Table of Contents
Catalysts are essential components in many industrial processes, speeding up chemical reactions and improving efficiency. However, their performance is highly dependent on environmental conditions, particularly temperature and pressure. Understanding how these factors influence catalysts can help optimize industrial operations and reduce costs.
Role of Temperature in Catalyst Performance
Temperature affects the rate of chemical reactions on catalyst surfaces. Generally, increasing temperature accelerates reactions, leading to higher conversion rates. However, excessively high temperatures can cause catalyst deactivation by sintering or poisoning.
Optimal Temperature Ranges
Each catalyst has an optimal temperature range where it performs best. Operating within this range maximizes efficiency while minimizing degradation. For example, platinum catalysts in automotive converters work best at around 400°C.
Impact of Pressure on Catalytic Activity
Pressure influences the concentration of reactants on catalyst surfaces. Higher pressure generally increases reaction rates by forcing more reactant molecules into contact with the catalyst. This is especially important in gas-phase reactions.
Pressure Optimization
Adjusting pressure can improve catalyst performance but also involves cost considerations.
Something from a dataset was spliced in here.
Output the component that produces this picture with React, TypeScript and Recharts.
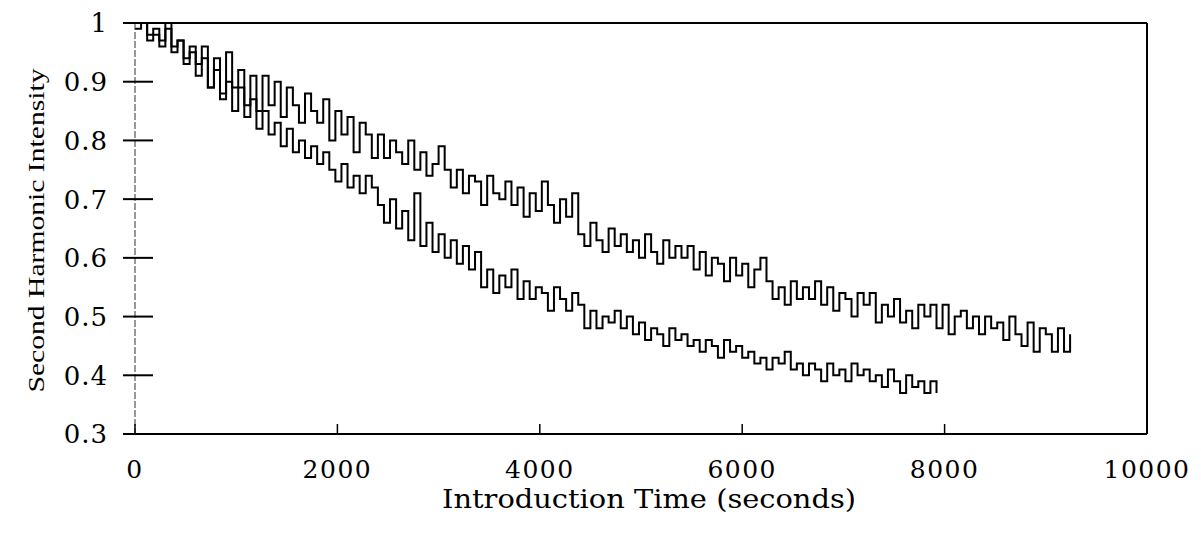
import React from 'react';
import { LineChart, Line, XAxis, YAxis, ReferenceLine } from 'recharts';

const SAMPLE_INTERVAL = 60; // seconds between readings

const X_TICKS = [0, 2000, 4000, 6000, 8000, 10000];
const Y_TICKS = [0.3, 0.4, 0.5, 0.6, 0.7, 0.8, 0.9, 1];
const X_LABEL = 'Introduction Time (seconds)';
const Y_LABEL = 'Second Harmonic Intensity';

// upper trace, 0 .. 9240 s
const upperSeries = [
  1.0, 1.01, 0.98, 0.99, 0.97, 1.0, 0.96, 0.97, 0.94, 0.95,
  0.93, 0.96, 0.89, 0.94, 0.88, 0.95, 0.89, 0.92, 0.86, 0.91,
  0.85, 0.91, 0.86, 0.9, 0.84, 0.89, 0.86, 0.83, 0.88, 0.85,
  0.83, 0.87, 0.8, 0.85, 0.81, 0.84, 0.78, 0.83, 0.81, 0.77,
  0.81, 0.77, 0.8, 0.78, 0.76, 0.8, 0.75, 0.78, 0.74, 0.76,
  0.79, 0.75, 0.72, 0.75, 0.71, 0.74, 0.73, 0.69, 0.74, 0.71,
  0.7, 0.73, 0.69, 0.72, 0.67, 0.71, 0.68, 0.73, 0.69, 0.66,
  0.7, 0.67, 0.71, 0.64, 0.62, 0.66, 0.63, 0.61, 0.65, 0.62,
  0.64, 0.61, 0.63, 0.6, 0.64, 0.61, 0.59, 0.63, 0.6, 0.62,
  0.6, 0.62, 0.58, 0.61, 0.57, 0.6, 0.59, 0.56, 0.6, 0.57,
  0.59, 0.55, 0.58, 0.6, 0.56, 0.53, 0.55, 0.52, 0.56, 0.53,
  0.55, 0.53, 0.56, 0.52, 0.55, 0.51, 0.54, 0.53, 0.5, 0.54,
  0.52, 0.54, 0.49, 0.52, 0.5, 0.53, 0.49, 0.51, 0.48, 0.52,
  0.5, 0.52, 0.48, 0.52, 0.47, 0.5, 0.51, 0.48, 0.5, 0.47,
  0.5, 0.48, 0.49, 0.46, 0.5, 0.47, 0.45, 0.49, 0.44, 0.48,
  0.47, 0.44, 0.48, 0.44, 0.47,
];

// lower trace, 0 .. 7920 s
const lowerSeries = [
  0.99, 1.0, 0.97, 0.98, 0.96, 0.99, 0.95, 0.97, 0.93, 0.96,
  0.91, 0.94, 0.89, 0.92, 0.87, 0.9, 0.85, 0.89, 0.84, 0.87,
  0.82, 0.85, 0.81, 0.83, 0.79, 0.82, 0.78, 0.8, 0.77, 0.79,
  0.76, 0.78, 0.75, 0.73, 0.76, 0.72, 0.74, 0.71, 0.74, 0.72,
  0.69, 0.66, 0.7, 0.65, 0.68, 0.63, 0.71, 0.62, 0.66, 0.61,
  0.64, 0.6, 0.63, 0.59, 0.62, 0.58, 0.61, 0.55, 0.58, 0.54,
  0.57, 0.55, 0.58, 0.53, 0.56, 0.53, 0.55, 0.54, 0.51, 0.55,
  0.53, 0.51, 0.54, 0.52, 0.48, 0.51, 0.48, 0.5, 0.49, 0.51,
  0.48, 0.5, 0.47, 0.49, 0.46, 0.48, 0.47, 0.45, 0.48, 0.46,
  0.47, 0.45, 0.46, 0.44, 0.46, 0.45, 0.43, 0.46, 0.44, 0.45,
  0.43, 0.44, 0.42, 0.43, 0.41, 0.43, 0.42, 0.44, 0.41, 0.42,
  0.4, 0.42, 0.41, 0.39, 0.42, 0.4, 0.41, 0.39, 0.42, 0.4,
  0.41, 0.39, 0.4, 0.38, 0.41, 0.39, 0.37, 0.4, 0.38, 0.39,
  0.37, 0.39, 0.37,
];

const toPoints = (vals: number[]) => vals.map((v, i) => ({ t: i * SAMPLE_INTERVAL, v }));
const upperData = toPoints(upperSeries);
const lowerData = toPoints(lowerSeries);

const YTick = (props: any) => {
  const { x, y, payload } = props;
  return (
    <g>
      <line x1={x - 12} x2={x + 18} y1={y} y2={y} stroke="#000" strokeWidth={2} />
      <text
        x={x - 27}
        y={y}
        dy="0.36em"
        textAnchor="end"
        fontFamily="DejaVu Serif"
        fontSize={26}
        letterSpacing={1}
        fill="#000"
      >
        {String(payload.value)}
      </text>
    </g>
  );
};

const XTick = (props: any) => {
  const { x, y, payload } = props;
  return (
    <g>
      <line x1={x} x2={x} y1={y - 10} y2={y} stroke="#000" strokeWidth={1.5} />
      <text
        x={x}
        y={y + 44}
        textAnchor="middle"
        fontFamily="DejaVu Serif"
        fontSize={25}
        letterSpacing={1.5}
        fill="#000"
      >
        {String(payload.value)}
      </text>
    </g>
  );
};

const XTitle = (props: any) => {
  const vb = props.viewBox || {};
  const cx = vb.x + vb.width / 2 + 8;
  const by = vb.y + 74;
  return (
    <text
      x={cx}
      y={by}
      textAnchor="middle"
      fontFamily="DejaVu Serif"
      fontSize={26}
      textLength={414}
      lengthAdjust="spacingAndGlyphs"
      fill="#000"
    >
      {X_LABEL}
    </text>
  );
};

const YTitle = (props: any) => {
  const vb = props.viewBox || {};
  const cx = 36;
  const cy = vb.y + vb.height / 2 + 2;
  return (
    <text
      x={cx}
      y={cy}
      transform={`rotate(-90, ${cx}, ${cy})`}
      textAnchor="middle"
      fontFamily="Liberation Serif"
      fontSize={24}
      textLength={324}
      lengthAdjust="spacingAndGlyphs"
      fill="#000"
    >
      {Y_LABEL}
    </text>
  );
};

export default function App() {
  return (
    <div style={{ width: 1185, height: 519, background: '#fff' }}>
      <LineChart
        width={1185}
        height={519}
        margin={{ top: 15, right: 46, bottom: 0, left: 0 }}
      >
        <XAxis
          type="number"
          dataKey="t"
          domain={[0, 10000]}
          ticks={X_TICKS}
          interval={0}
          height={93}
          tickSize={0}
          tickMargin={0}
          tickLine={false}
          tick={<XTick />}
          axisLine={{ stroke: '#000', strokeWidth: 2 }}
          label={{ value: X_LABEL, content: (p: any) => <XTitle {...p} /> }}
        />
        <YAxis
          type="number"
          dataKey="v"
          domain={[0.3, 1]}
          allowDataOverflow
          ticks={Y_TICKS}
          interval={0}
          width={127}
          tickSize={0}
          tickMargin={0}
          tickLine={false}
          tick={<YTick />}
          axisLine={{ stroke: '#333', strokeWidth: 1, strokeDasharray: '7 2' }}
          label={{ value: Y_LABEL, content: (p: any) => <YTitle {...p} /> }}
        />
        <ReferenceLine y={1} stroke="#000" strokeWidth={2} />
        <ReferenceLine x={10000} stroke="#000" strokeWidth={2} />
        <Line
          data={upperData}
          dataKey="v"
          type="stepAfter"
          stroke="#000"
          strokeWidth={2}
          dot={false}
          isAnimationActive={false}
        />
        <Line
          data={lowerData}
          dataKey="v"
          type="stepAfter"
          stroke="#000"
          strokeWidth={2}
          dot={false}
          isAnimationActive={false}
        />
      </LineChart>
    </div>
  );
}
For example, in ammonia synthesis, high pressures (around 150-250 atm) are used to maximize yield, despite the increased operational costs.
Interactions Between Temperature and Pressure
Temperature and pressure often work together to influence catalyst activity. Finding the right balance is key to optimizing industrial processes. Excessive temperature combined with high pressure can lead to catalyst degradation, while too low values may result in sluggish reactions.
Practical Applications
- Refining petroleum: high temperature and pressure optimize cracking processes.
- Ammonia synthesis: high pressure and moderate temperature maximize yield.
- Environmental catalysis: operating conditions are tailored to reduce emissions effectively.
In conclusion, controlling temperature and pressure is vital for maximizing catalyst performance. By understanding these factors, engineers can design more efficient and sustainable industrial processes.